[OS X TeX] Recovering from typing errors

Nicola Cabibbo nicola.cabibbo at roma1.infn.it
Sun Feb 19 13:47:07 CET 2006


Thanks, Maarten,

On Feb 19, 2006, at 2:00 AM, Maarten Sneep wrote:

> On 18 Feb 2006, at 16:57, Nicola Cabibbo wrote:
>
>> Would it be possible to avoid the second run by making a backup of
>> the .aux
>> file and restoring it in case of an aborted typesetting? I realize
>> that in
>> certain cases a second run is required, e.g if new labels have been
>> introduced,
>> but in many cases it should not.
>
> An interesting thought.
>
>> Where should such a modification be introduced?
>> in texshop itself, or in an ad-hoc script?
>
> I think you can get away with an ad-hoc script, but you'll have to
> detect the error in the script, and restore the aux files from there.
> You should also be aware that some errors are caused by an old aux
> file (introducing or removing some packages - natbib, hyperref,
> longtable, ... I don't recall which one in particular).

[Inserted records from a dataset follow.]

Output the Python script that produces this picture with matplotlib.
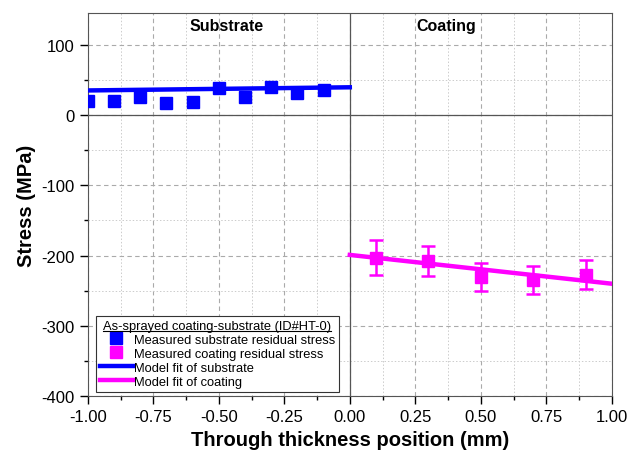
import matplotlib
matplotlib.use('Agg')
import matplotlib.pyplot as plt
import matplotlib.lines as mlines
from matplotlib.ticker import MultipleLocator

plt.rcParams['font.family'] = ['Liberation Sans', 'DejaVu Sans']
plt.rcParams['axes.unicode_minus'] = False

# substrate measurements
sub_x = [-1.0, -0.9, -0.8, -0.7, -0.6, -0.5, -0.4, -0.3, -0.2, -0.1]
sub_y = [20, 19.5, 25, 17.5, 18, 38, 25, 39.5, 32, 36]
sub_err = [5, 4, 5, 4, 4, 5, 5, 5, 8, 5]
# coating measurements
coat_x = [0.1, 0.3, 0.5, 0.7, 0.9]
coat_y = [-203, -208, -230, -235, -227]
coat_err = [25, 21, 20, 20, 21]
# model fits
fit_sub_x = [-1.0, 0.0]
fit_sub_y = [35, 39.5]
fit_coat_x = [0.0, 1.0]
fit_coat_y = [-199, -240]

blue = '#0000ff'
mag = '#ff00ff'

fig = plt.figure(figsize=(6.32, 4.56), dpi=100)
ax = fig.add_axes([0.139, 0.129, 0.829, 0.840])

ax.plot(fit_sub_x, fit_sub_y, color=blue, lw=3.2, zorder=3)
ax.plot(fit_coat_x, fit_coat_y, color=mag, lw=3.2, zorder=3)
ax.errorbar(sub_x, sub_y, yerr=sub_err, fmt='s', color=blue, ms=8,
            capsize=4, elinewidth=1.8, capthick=1.8, zorder=4)
ax.errorbar(coat_x, coat_y, yerr=coat_err, fmt='s', color=mag, ms=9,
            capsize=5, elinewidth=1.8, capthick=1.8, zorder=4)

ax.axvline(0, color='#555555', lw=0.9, zorder=2)
ax.axhline(0, color='#555555', lw=0.9, zorder=2)

ax.set_xlim(-1, 1)
ax.set_ylim(-400, 145)
ax.xaxis.set_major_locator(MultipleLocator(0.25))
ax.xaxis.set_minor_locator(MultipleLocator(0.125))
ax.yaxis.set_major_locator(MultipleLocator(100))
ax.yaxis.set_minor_locator(MultipleLocator(50))
ax.xaxis.set_major_formatter(matplotlib.ticker.FormatStrFormatter('%.2f'))
ax.grid(which='major', color='#aaaaaa', ls=(0, (4, 3)), lw=0.8)
ax.grid(which='minor', color='#cccccc', ls=(0, (1.5, 2)), lw=0.7)
ax.set_axisbelow(True)
ax.tick_params(which='major', direction='out', length=6, width=1, labelsize=12, top=False, right=False)
ax.tick_params(which='minor', direction='out', length=3, width=1, top=False, right=False)
for s in ax.spines.values():
    s.set_color('#555555')

ax.set_xlabel('Through thickness position (mm)', fontsize=14.5, fontweight='bold')
ax.set_ylabel('Stress (MPa)', fontsize=14.5, fontweight='bold')

ax.text(-0.47, 128, 'Substrate', ha='center', va='center', fontsize=11.5, fontweight='bold')
ax.text(0.37, 128, 'Coating', ha='center', va='center', fontsize=11.5, fontweight='bold')

h1 = mlines.Line2D([], [], color=blue, marker='s', ls='none', ms=9)
h2 = mlines.Line2D([], [], color=mag, marker='s', ls='none', ms=9)
h3 = mlines.Line2D([], [], color=blue, lw=3.2)
h4 = mlines.Line2D([], [], color=mag, lw=3.2)
leg = ax.legend([h1, h2, h3, h4],
                ['Measured substrate residual stress', 'Measured coating residual stress',
                 'Model fit of substrate', 'Model fit of coating'],
                title='As-sprayed coating-substrate (ID#HT-0)', loc='lower left',
                bbox_to_anchor=(0.015, 0.012), borderaxespad=0, fontsize=9.3, title_fontsize=9.3,
                handlelength=2.6, handletextpad=0.05, labelspacing=0.15,
                borderpad=0.3, fancybox=False, framealpha=1, edgecolor='#333333')
leg.get_frame().set_linewidth(0.8)

# underline legend title
fig.canvas.draw()
bb = leg.get_title().get_window_extent().transformed(fig.transFigure.inverted())
fig.add_artist(mlines.Line2D([bb.x0, bb.x1], [bb.y0 + 0.002, bb.y0 + 0.002],
                             color='black', lw=0.8, transform=fig.transFigure))

fig.savefig('out.png', dpi=100)
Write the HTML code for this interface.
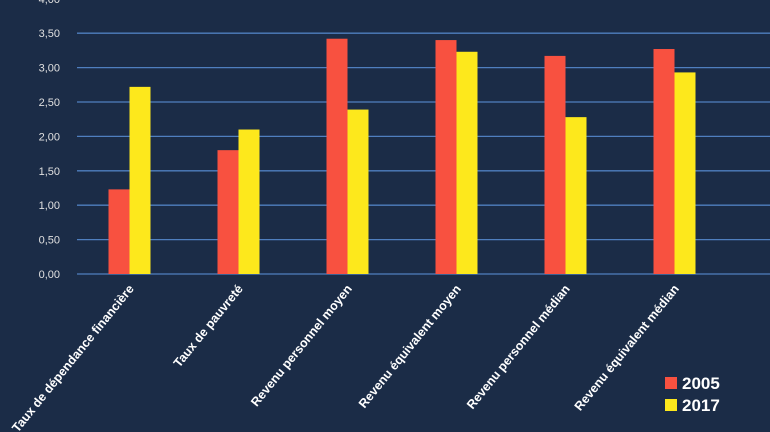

Having such a
> restore mechanism in place then would cause a loop you really do not
> want.
>
>> Is this possible? Is it difficult?
>
> Not easy, at least not if you rely on \include, because you get an
> aux file for each .tex file.

I do use includes. I made the following experiment: I included an error
(unmatched "{" in an equation) in one of the includes (A.tex), and a  
new label
in a previous include (B.tex). Result: when the error is detected and
displayed in the console, B.aux has been written correctly, A.aux and
the "root.aux" are both empty (Zero bytes). I cannot see what is wrong
(but maybe someone does) with substituting with a previously saved
copy.

This could be done before invoking pdftex, so it is not really necessary
to detect the error in the script, which could do the following

1)  Let Projectdir be the dictionary of the tex file to be processed
2)  For each X.aux file in 	Projectdir do:
	If (X.aux is empty) and (X.aux.back exists)
		move (rename) X.aux.back to X.aux
	Else copy X.aux to X.aux.back
3)  invoke pdftex

in this way I would not touch the aux files from a successful run,
or aux files from other projects, while if the run is not successful
in a rerun after some corrections  I would essentially restore the
aux files to that before the faulty run.

Would this work? I might give it a try in a few days if I find time.